Loss is something we all experience at some point in our lives, and it is never easy. Finding meaning in your grief is a healthy way to begin healing. David Kessler, a grief expert says, “meaning comes through finding a way to sustain your love for the person after their death while you’re moving forward with life.” Some people find meaning in their belief in an afterlife, being able to donate organs of deceased loved ones to save the lives of others who are in need, and from recalling memories of the ones they lost. Others are reluctant to have another child or pet out of fear that pain and history will repeat itself.
For instance, Leslie Gerber of Woodstock, N.Y. found meaning by compiling a book of poems called “Losing Tara: An Alzheimer’s Journey” to immortalize his partner’s loss. Amy Cohen co-founded Families for Safe Streets to combat reckless driving on New York City streets after her 12-year-old son was struck and killed by a car in front of their house. Mrs. Cohen and her husband ended up adopting two boys from China a few years after their son’s death to give them a better life than what they had.
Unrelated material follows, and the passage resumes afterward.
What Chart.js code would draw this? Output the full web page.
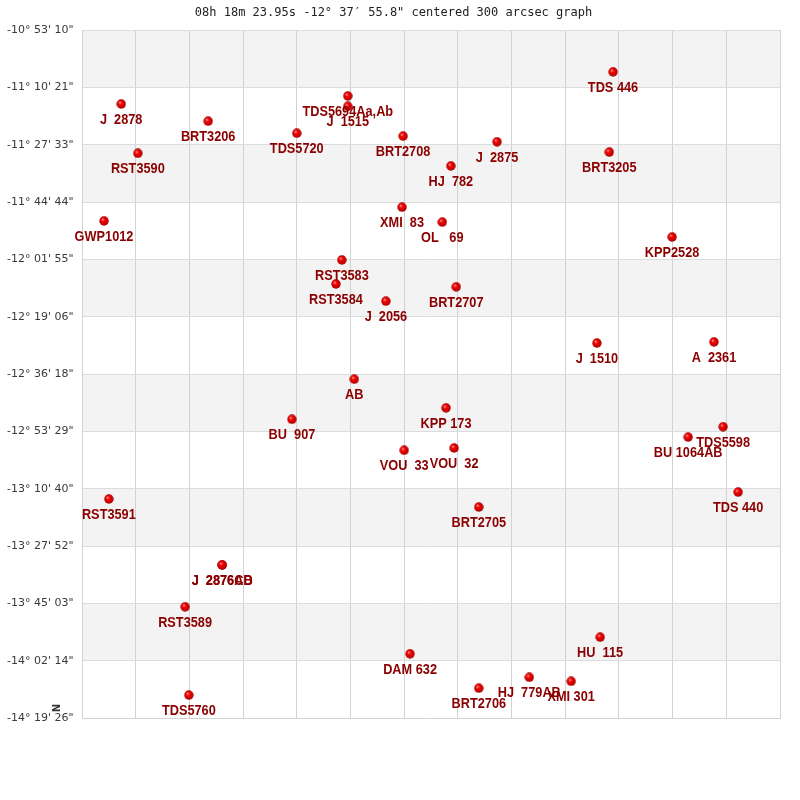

The best way it was put in this article is “Loss is simply what happens to you in life. Meaning is what you make happen.” Some may find that statement as insensitive, but unfortunately, loss is a part of life, and life will continue to go on. This is not to say that every person does not deserve to go through the grieving stages, or that finding meaning will erase grief. Losing a loved one can and will never be easy. We’re not going to go in too deep on the stages, but a good read on the stages of grief is “On Death and Dying” by Elisabeth Kubler-Ross. She goes over how to deal with the five stages of grieving: denial, anger, bargaining, depression, and acceptance.
The point of the article is that everyone grieves in their own way. It is not fair for one person to say someone else’s grieving process is “abnormal” simply because you do not understand their process. It does not and should not look a certain way for everyone. If you know someone who is in the middle of grieving give them space and time to heal, be there for them when they need it, and do not judge their process. Help them find a healthy way to remember their loved one, no matter the circumstances of the loss.